Right up through most of the 1990s power ratings differentiated models within a given manufacturer's lineup, but that's barely true anymore. In those days the least expensive models had 20 or 30 watts a channel, but now most low- to midprice receivers have around 100 watts per channel. For example, Pioneer's least expensive receiver, the VSX-521 ($250) is rated at 80 watts a channel; its VSX-1021 ($550) only gets you to 90 watts: and by the time you reach the VSX-53 ($1,100) you're only up to 110 watts per channel! Doubling the budget to $2,200 gets you 140 watts per channel from their SC-37 receiver. Denon's brand-new $5,500 AVR-5308CI delivers 150 watts per channel! The 31-year-old Pioneer SX-1980 receiver Butterworth wrote about was rated at 270 watts per channel. He tested the Pioneer and confirmed the specifications: "It delivered 273.3 watts into 8 ohms and 338.0 watts into 4 ohms." It's a stereo receiver, but it totally blew away Denon's state-of-the-art flagship model in terms of power delivery!
Emphasis mine. So I noticed that you didn't adjust the SX-1980's price into 2010 dollars so let's ask Wikipedia about the cost of an SX-1980 in today's dollars:
Its retail price in 1978 was $1295.00. According to the average historical price of gold, it would have listed for an equivalent of $8199.42 in 2010.
Okay. Show me that industry wide receivers that cost in excess of eight grand are vastly inferior to the SX-1980 and we'll have a conversation. What's the Yamaha RX-V1800 cost these days? One grand? Am I surprised your blind listening test found something that costs over eight times that amount sounds better?
Here's what you're noticing: the market of people who want to sink ten grand into a receiver (just the receiver alone!) isn't big enough for them to waste their time making the absolutely perfect everything just in the name of sound quality. You're going to design the circuit board and power output entirely devoted to sound quality? Not if you're only going to sell a hundred units.
I have a lot of audiophile friends but I don't often hear "Gee, I wish they sold an eight thousand dollar receiver devoted to sound quality so I could really blow some money to climb from the 90th to 98th percentile of sound quality."
My work here is dung.
I think one of the biggest issues is the gap in price between good products and low end stuff. I want my music to sound good and I'm willing to buy something that is 3x the cost of the everyday / low end equipment. But instead I'm given the choice between low end equipment or pro-awesome-blow-your-mind stuff that is 10 times more expensive, with nothing in between. I would love the more expensive stuff, but I just can't afford a 10,000 worth of stereo gear.
It is actually amazing how good modern speakers can sound. If you buy higher end hardware these days it is damn impressive. However it costs more. Not more than it used to, just more than the cheap stuff.
This article is stupid because it is looking back and pretending as though 30 years ago HiFi sets were common and cheap. Not hardly. They were expensive and rare. Take the price you'd pay for one, adjust for inflation, and then see what you'd get with your money today. You'd probably be pretty impressed. Please remember that $500 in 1980 is $1,305 today. You can get a pretty heavy hitting receiver for that kind of cash.
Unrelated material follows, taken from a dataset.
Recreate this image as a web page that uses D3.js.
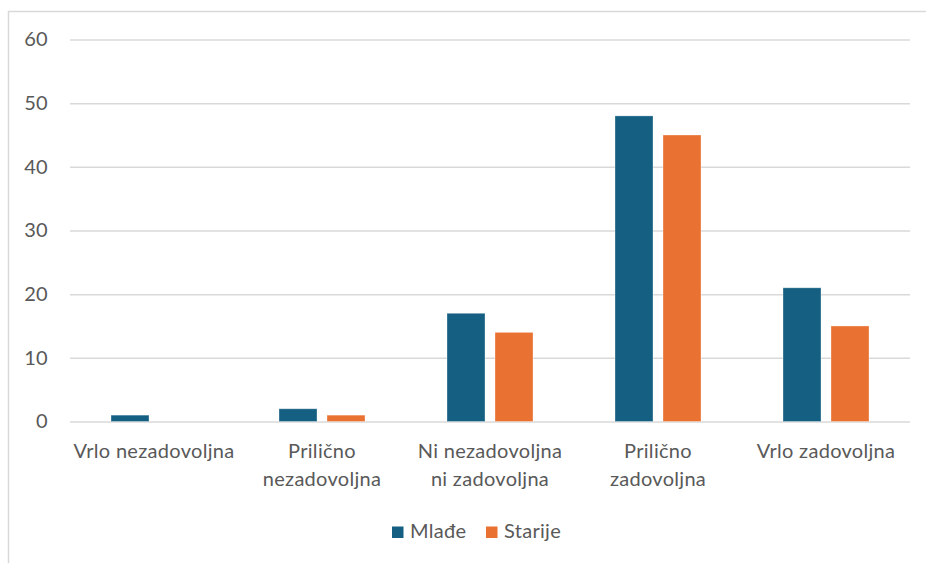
<!DOCTYPE html>
<html>
<head>
<meta charset="utf-8">
<script src="https://cdn.jsdelivr.net/npm/d3@7/dist/d3.min.js"></script>
<style>
  html, body { margin: 0; padding: 0; background: #fff; }
  svg { display: block; }
  text { font-family: Lato, "Open Sans", sans-serif; fill: #595959; letter-spacing: 0.3px; }
</style>
</head>
<body>
<svg id="chart" width="926" height="563"></svg>
<script>
// Satisfaction categories (two-line labels split with "\n")
const categories = [
  "Vrlo nezadovoljna",
  "Prilično\nnezadovoljna",
  "Ni nezadovoljna\nni zadovoljna",
  "Prilično\nzadovoljna",
  "Vrlo zadovoljna"
];
const seriesNames = ["Mlađe", "Starije"];
const mladje = [1, 2, 17, 48, 21];
const starije = [0, 1, 14, 45, 15];
const yTicks = [0, 10, 20, 30, 40, 50, 60];
const colors = ["#156082", "#E97132"];

const FONT = 20;
const svg = d3.select("#chart");

// Outer chart frame
svg.append("rect")
  .attr("x", 8.5).attr("y", 11.5)
  .attr("width", 930).attr("height", 560)
  .attr("fill", "none").attr("stroke", "#d9d9d9").attr("stroke-width", 1.5);

const plot = { left: 70, right: 910, top: 39.5, bottom: 421.5 };

const x = d3.scaleBand().domain(categories)
  .range([plot.left, plot.right]).paddingInner(0).paddingOuter(0);
const y = d3.scaleLinear().domain([0, 60]).range([plot.bottom, plot.top]);

// Gridlines and value axis labels
const yAxis = d3.axisLeft(y).tickValues(yTicks).tickSize(-(plot.right - plot.left)).tickPadding(22);
const gy = svg.append("g").attr("transform", `translate(${plot.left},0)`).call(yAxis);
gy.select(".domain").remove();
gy.selectAll(".tick line").attr("stroke", "#d9d9d9").attr("stroke-width", 1.5);
gy.selectAll(".tick text")
  .attr("font-size", FONT).attr("fill", "#595959")
  .style("font-family", "Lato, 'Open Sans', sans-serif");

// Grouped bars
const barW = 38, gap = 10;
const series = [mladje, starije];
series.forEach((vals, si) => {
  svg.append("g").selectAll("rect")
    .data(vals)
    .join("rect")
    .attr("x", (d, i) => x(categories[i]) + x.bandwidth() / 2 - (barW + gap / 2) + si * (barW + gap))
    .attr("y", d => y(d))
    .attr("width", barW)
    .attr("height", d => y(0) - y(d))
    .attr("fill", colors[si])
    .attr("stroke", "#fff")
    .attr("stroke-opacity", 0.4)
    .attr("stroke-width", 0.8)
    .style("display", d => d > 0 ? null : "none");
});

// Category labels
const xl = svg.append("g");
categories.forEach(c => {
  const lines = c.split("\n");
  const cx = x(c) + x.bandwidth() / 2;
  const t = xl.append("text")
    .attr("x", cx)
    .attr("y", 458)
    .attr("text-anchor", "middle")
    .attr("font-size", FONT);
  lines.forEach((ln, k) => {
    t.append("tspan").attr("x", cx).attr("dy", k === 0 ? 0 : 28).text(ln);
  });
});

// Legend
const legend = svg.append("g");
const legendItems = [
  { name: seriesNames[0], color: colors[0], x: 392 },
  { name: seriesNames[1], color: colors[1], x: 486 }
];
legendItems.forEach(it => {
  legend.append("rect").attr("x", it.x).attr("y", 526.5).attr("width", 11.5).attr("height", 11.5).attr("fill", it.color);
  legend.append("text").attr("x", it.x + 18).attr("y", 538).attr("font-size", FONT).text(it.name);
});
</script>
</body>
</html>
Also 5/7.1 has to be taken in to account. Receivers are asked to do more these days, not even taking in to account the stuff he's whining about. Time was they were just amplifiers and preamplifiers for two channels, and maybe a tuner. Now they do all that for 5, 7, or more channels and handle decoding of digital formats, crossovers, maybe room correction, and so on. For all that, they still sound good, amps are not often your problem in sound quality (speakers are).
He seems to be whining that they can't make quality cheap. Well, too bad. That is a frequent problem. Quality costs money. You want quality sound? Go buy it. I love my system, it is extremely good sounding. However it did run me like $6,000 for a 5.1 setup. Don't want to spend that much? I totally understand, but you can't then cry that a $600 system doesn't sound as good.